Ultimately though Adele’s success is nothing short of a miracle for the music business. With the way people consume music nowadays it’s not supposed to be possible to sell that many albums. This record-setting debut really just came out of nowhere.
That’s the thing about miracles – they tend to come when you least expect them.
There’s no predicting them. No accounting for them. No way to track when they’re going to come through.
When God He sent His son into the world inside a virgin teenager, some 400 years after the last prophet of the Old Testament had spoken, no one saw it coming.
When Jesus took His spot on the cross instead of onto an earthly throne, no one really understood the miracle He had in mind.
When the Lord brings hope and salvation into a wayward soul or a storm-wrecked life it almost always comes at the moment when all hope seems lost.

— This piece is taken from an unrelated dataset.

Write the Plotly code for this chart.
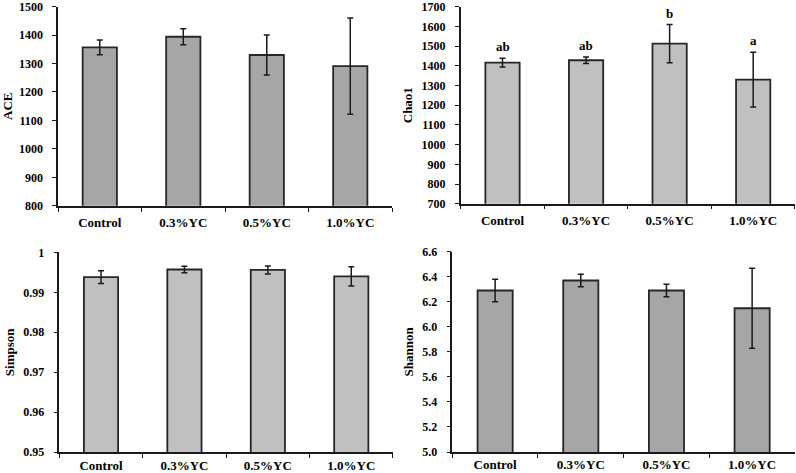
import plotly.graph_objects as go

# groups
groups = ["Control", "0.3%YC", "0.5%YC", "1.0%YC"]

# alpha diversity indices (mean and error)
ace = [1357, 1394, 1330, 1291]
ace_err = [26, 28, 70, 169]

chao1 = [1416, 1428, 1512, 1330]
chao1_err = [22, 17, 97, 139]
chao1_letters = ["ab", "ab", "b", "a"]

simpson = [0.9938, 0.9957, 0.9956, 0.9940]
simpson_err = [0.0016, 0.0008, 0.0010, 0.0024]

shannon = [6.29, 6.37, 6.29, 6.148]
shannon_err = [0.09, 0.05, 0.05, 0.32]

FONT = "Liberation Serif"
dark = "#a6a6a6"
light = "#c0c0c0"

fig = go.Figure()

panels = [
    # values, errors, color, title, range, dtick, tickformat, xaxis, yaxis, xdom, ydom, x label gap
    (ace, ace_err, dark, "ACE", [800, 1500], 100, "d", "x", "y",
     [0.0729, 0.4925], [0.565, 0.986], 4),
    (chao1, chao1_err, light, "Chao1", [700, 1700], 100, "d", "x2", "y2",
     [0.5788, 0.9987], [0.5693, 0.986], 4),
    (simpson, simpson_err, light, "Simpson", [0.95, 1.0], 0.01, "", "x3", "y3",
     [0.0745, 0.4937], [0.0438, 0.4666], 0),
    (shannon, shannon_err, dark, "Shannon", [5.0, 6.6], 0.2, ".1f", "x4", "y4",
     [0.5682, 0.9987], [0.0444, 0.4679], 0),
]

for vals, errs, col, title, rng, dt, fmt, xa, ya, xd, yd, gap in panels:
    fig.add_trace(go.Bar(
        x=groups, y=vals, xaxis=xa, yaxis=ya,
        marker=dict(color=col, line=dict(color="#262626", width=1.8)),
        error_y=dict(type="data", array=errs, visible=True,
                     color="#1a1a1a", thickness=1.5, width=3),
        width=0.41, showlegend=False,
    ))
    xkey = "xaxis" + xa[1:]
    ykey = "yaxis" + ya[1:]
    fig.layout[xkey] = dict(
        domain=xd, anchor=ya, type="category",
        showline=True, linecolor="#1a1a1a", linewidth=1.5,
        ticks="outside", tickson="boundaries", ticklen=4, tickcolor="#1a1a1a",
        tickfont=dict(family=FONT, size=13, color="black"),
        ticklabelstandoff=gap,
        showgrid=False, zeroline=False, fixedrange=True,
    )
    fig.layout[ykey] = dict(
        domain=yd, anchor=xa, range=rng, dtick=dt, tickformat=fmt,
        showline=True, linecolor="#1a1a1a", linewidth=1.5,
        ticks="outside", ticklen=4, tickcolor="#1a1a1a",
        tickfont=dict(family=FONT, size=12, color="black"),
        ticklabeloverflow="allow", ticklabelstandoff=7,
        title=dict(text="<b>" + title + "</b>", standoff=6,
                   font=dict(family=FONT, size=13, color="black")),
        showgrid=False, zeroline=False, fixedrange=True,
    )

# significance letters on Chao1
for g, v, e, lab in zip(groups, chao1, chao1_err, chao1_letters):
    fig.add_annotation(
        x=g, y=v + e, xref="x2", yref="y2", text="<b>" + lab + "</b>",
        showarrow=False, yanchor="bottom", yshift=2,
        font=dict(family=FONT, size=13, color="black"),
    )

fig.update_layout(
    width=796, height=473,
    margin=dict(l=0, r=0, t=0, b=0, autoexpand=False),
    paper_bgcolor="white", plot_bgcolor="white",
    font=dict(family=FONT, color="black"),
    bargap=0.59,
)
fig.layout.font.weight = "bold"

fig.write_html("out.html",
               config={"displayModeBar": False},
               post_script="document.body.style.margin='0';"
                           "document.body.style.overflow='hidden';")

We cannot predict what miracles God might have in store. We can however count on them to come through when the odds seem impossible and when we expect them the least.
Adele just made a statement. She told the music industry skeptics that not only is the record business not dead; it’s more alive than ever.
Her miraculous statement is the same one we should keep close to our hearts when all hope for the future seems lost.
As each day brings a new shooting or attack, as political campaigns get uglier, as terror invades our lives, we must remember miracles come when we least expect them. We must remember hope is always on the horizon.
We must remember God is not dead; He is more alive than ever.